Upon realizing this, many people unconsciously say, "I must learn how to not be me! I must forget me!" However, attaining this loss-of-self is impossible through "personal" effort. You cannot remember to forget yourself. You cannot end you. That is a paradox. Happiness is only revealed naturally when the present experience is accepted for what it is, and the activity of a "you" stops on its own.

Most people endlessly search for definitive ways to trick themselves into a loss-of-self or happiness. Very innocently, they seek for a "new" and "different" experience that is separate from them, in an effort to forget themselves. They think it comes with a new car, spouse, drug, spiritual book, or religious practice that is somewhere outside of them. But remember, suffering only arises when the self is felt as separate from the current experience.

There are no "tricks," "techniques" or "objects" that can bring peace—because peace is all there is. Underlying and permeating every experience of "suffering" is the peaceful space that allows it to be. You, who are really just peace, confuse yourself to be separate from that which is happening. This "confusion" is a freedom that peace inherently owns.

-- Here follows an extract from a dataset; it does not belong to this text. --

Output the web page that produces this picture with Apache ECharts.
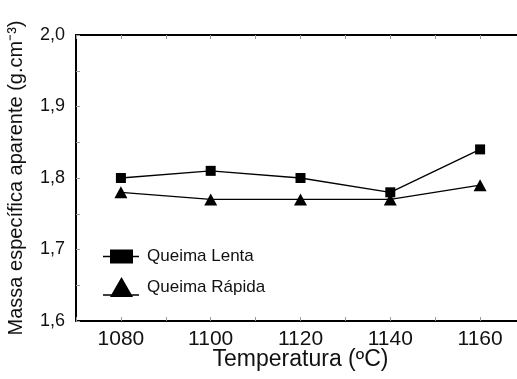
<!DOCTYPE html>
<html>
<head>
<meta charset="utf-8">
<script src="https://cdn.jsdelivr.net/npm/echarts@6/dist/echarts.min.js"></script>
<style>
  html, body { margin: 0; padding: 0; background: #fff; }
  #chart { width: 517px; height: 379px; }
</style>
</head>
<body>
<div id="chart"></div>
<script>
// dados
const temperaturas = [1080, 1100, 1120, 1140, 1160];
const queimaLenta = [1.80, 1.81, 1.80, 1.78, 1.84];
const queimaRapida = [1.78, 1.77, 1.77, 1.77, 1.79];
const xLabels = [1080, 1100, 1120, 1140, 1160];
const yLabels = [1.6, 1.7, 1.8, 1.9, 2.0];

const fonte = 'Liberation Sans, Arial, sans-serif';
const chart = echarts.init(document.getElementById('chart'));

const tickStyle = { show: true, inside: true, length: 4, lineStyle: { color: '#999', width: 1 } };

// ícones da legenda: linha + marcador (mais largo que alto, como no original)
const iconeLenta = 'path://M0,6.2H7V0H30V6.2H36V7.8H30V14H7V7.8H0Z';
const iconeRapida = 'path://M7,20L18.5,0L30,20ZM0,17.2H36V18.8H0Z';

const option = {
  backgroundColor: '#fff',
  animation: false,
  grid: { left: 76, top: 35, bottom: 58, right: -8, outerBoundsMode: 'none', containLabel: false },
  legend: {
    orient: 'vertical',
    left: 103,
    top: 248,
    padding: 0,
    itemWidth: 36,
    itemHeight: 20,
    itemGap: 12,
    symbolKeepAspect: true,
    itemStyle: { color: '#000', borderWidth: 0 },
    textStyle: { fontFamily: fonte, fontSize: 17, color: '#111', padding: [3, 0, 0, 3] },
    data: [
      { name: 'Queima Lenta', icon: iconeLenta },
      { name: 'Queima Rápida', icon: iconeRapida }
    ]
  },
  xAxis: [
    {
      type: 'value',
      min: 1070,
      max: 1170,
      interval: 10,
      name: 'Temperatura (ºC)',
      nameLocation: 'middle',
      nameGap: 27,
      nameMoveOverlap: false,
      nameTextStyle: { fontFamily: fonte, fontSize: 23, color: '#111' },
      axisLine: { lineStyle: { color: '#000', width: 2 } },
      axisTick: tickStyle,
      splitLine: { show: false },
      axisLabel: {
        margin: 8,
        fontFamily: fonte,
        fontSize: 21,
        color: '#111',
        formatter: (v) => (xLabels.indexOf(v) >= 0 ? String(v) : '')
      }
    },
    {
      type: 'value',
      position: 'top',
      min: 1070,
      max: 1170,
      interval: 10,
      axisLine: { show: true, lineStyle: { color: '#000', width: 2 } },
      axisTick: tickStyle,
      axisLabel: { show: false },
      splitLine: { show: false }
    }
  ],
  yAxis: {
    type: 'value',
    min: 1.6,
    max: 2.0,
    interval: 0.05,
    name: 'Massa específica aparente (g.cm⁻³)',
    nameLocation: 'middle',
    nameGap: 50,
    nameMoveOverlap: false,
    nameTextStyle: { fontFamily: fonte, fontSize: 20, color: '#111' },
    axisLine: { show: true, lineStyle: { color: '#000', width: 2 } },
    axisTick: tickStyle,
    splitLine: { show: false },
    axisLabel: {
      margin: 11,
      fontFamily: fonte,
      fontSize: 18,
      color: '#111',
      formatter: (v) => {
        const lbl = yLabels.find((y) => Math.abs(y - v) < 1e-6);
        return lbl !== undefined ? lbl.toFixed(1).replace('.', ',') : '';
      }
    }
  },
  series: [
    {
      name: 'Queima Lenta',
      type: 'line',
      data: temperaturas.map((t, i) => [t, queimaLenta[i]]),
      symbol: 'rect',
      symbolSize: 10,
      itemStyle: { color: '#000' },
      lineStyle: { color: '#000', width: 1.3 }
    },
    {
      name: 'Queima Rápida',
      type: 'line',
      data: temperaturas.map((t, i) => [t, queimaRapida[i]]),
      symbol: 'triangle',
      symbolSize: [13, 12],
      itemStyle: { color: '#000' },
      lineStyle: { color: '#000', width: 1.3 }
    }
  ]
};

chart.setOption(option);
</script>
</body>
</html>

Peace is absolutely free to be anything, even momentary "confusion".

The "problem" seems to arise when peace ties itself into a confusing knot, forgets that it has done so, and seems to "suffer" because it wants peace back—all the while forgetting what it naturally is. A metaphor might be a rope that takes the form of a knot, but never ceases to be rope. A knot cannot be without rope—a knot is made of only rope. Just the same, "confusion" cannot be without peace—"confusion" is made of only peace.

It is only the negative connotations implied with the experience of "confusion" that causes suffering (AKA forgetting that you are only peace).

In this sense, there is nothing to really "do" about suffering. Striving for happiness is "suffering". Striving for suffering to end is "suffering". If there is any effort at all, it is a gentle acknowledgment that "pain" or "something" has arisen in awareness, letting go of the label, and moving into the experience without judgment. It is a subtle release.

In truth, there is no real "moving into the experience" or "letting go of the label". There is just that which is arising, a recognition of it, and a release—all in one movement. Anything more than that is a self-centered game that keeps the illusion of "suffering" in place.

There is nothing more self-centered than devoting your entire life to ridding yourself of personal suffering.

Look deeply at the underlying motive to gain "liberation" or "happiness", and notice how it is all about "you" and your separation from peace.

How would it feel to just be what is happening, right here and now?

Beyond words. Beyond you.

How does what's happening feel?

1 comment:

  1. sweet! i hope you realize you're now buddhist. just another 'religion', lol. ;-)
    peace and happiness to you, idol-c.